If I want, I occasionally can peek through a tiny keyhole into the family that left Cuba. Mi Abuela, now in her late seventies, will turn from worn down, from tired, from eternally stoic to a sprightly adolescent on a balmy night at the slightest mention of her life in Cuba. She told me that, as a little girl, she’d ride into town on the back of a mango cart eating all the mangos she could. Mi Abuelo, sporting the thinnest of pencil-thin moustaches, would take her out dancing during the height of the salsa big band in the 1950s. Despite thick cigar and cigarette smoke in the clubs and streets of Havana, a single taste of a tobacco was enough to turn mi Abuela away from smoking for life. These stories, recounted over a late-night coffee that would follow an Easter of Christmas dinner, are all I have to tell me my heritage is anything more than a name, thick hair, and darker-than-average colouring.

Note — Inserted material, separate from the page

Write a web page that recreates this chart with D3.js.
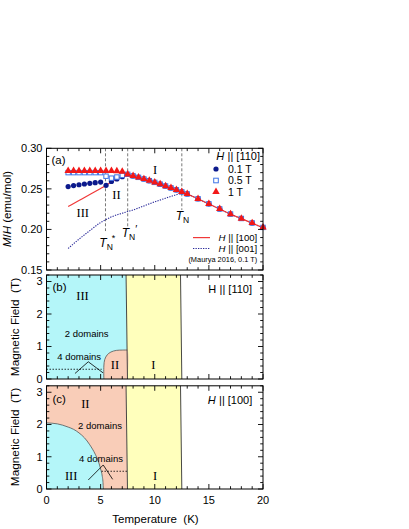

This is why I wanted to get to Cuba before it opened up. The severe economic impotence the embargo forced upon Cuba did have one benefit for a white guy from Sydney: it kept the country a timecapsule. I felt that, in going there, I would have my ethnicity vindicated by a nation that looks so much like it did when my mum and her family fled. If Obama’s efforts succeed as much as I hope they do, the Cuba I’m a tangential product of will be locked away in history. For the country, that’s exactly where they want it. For that not-very-nice part of me, that’s exactly what I was afraid of.

At least I’ve got mi Abuela’s stories.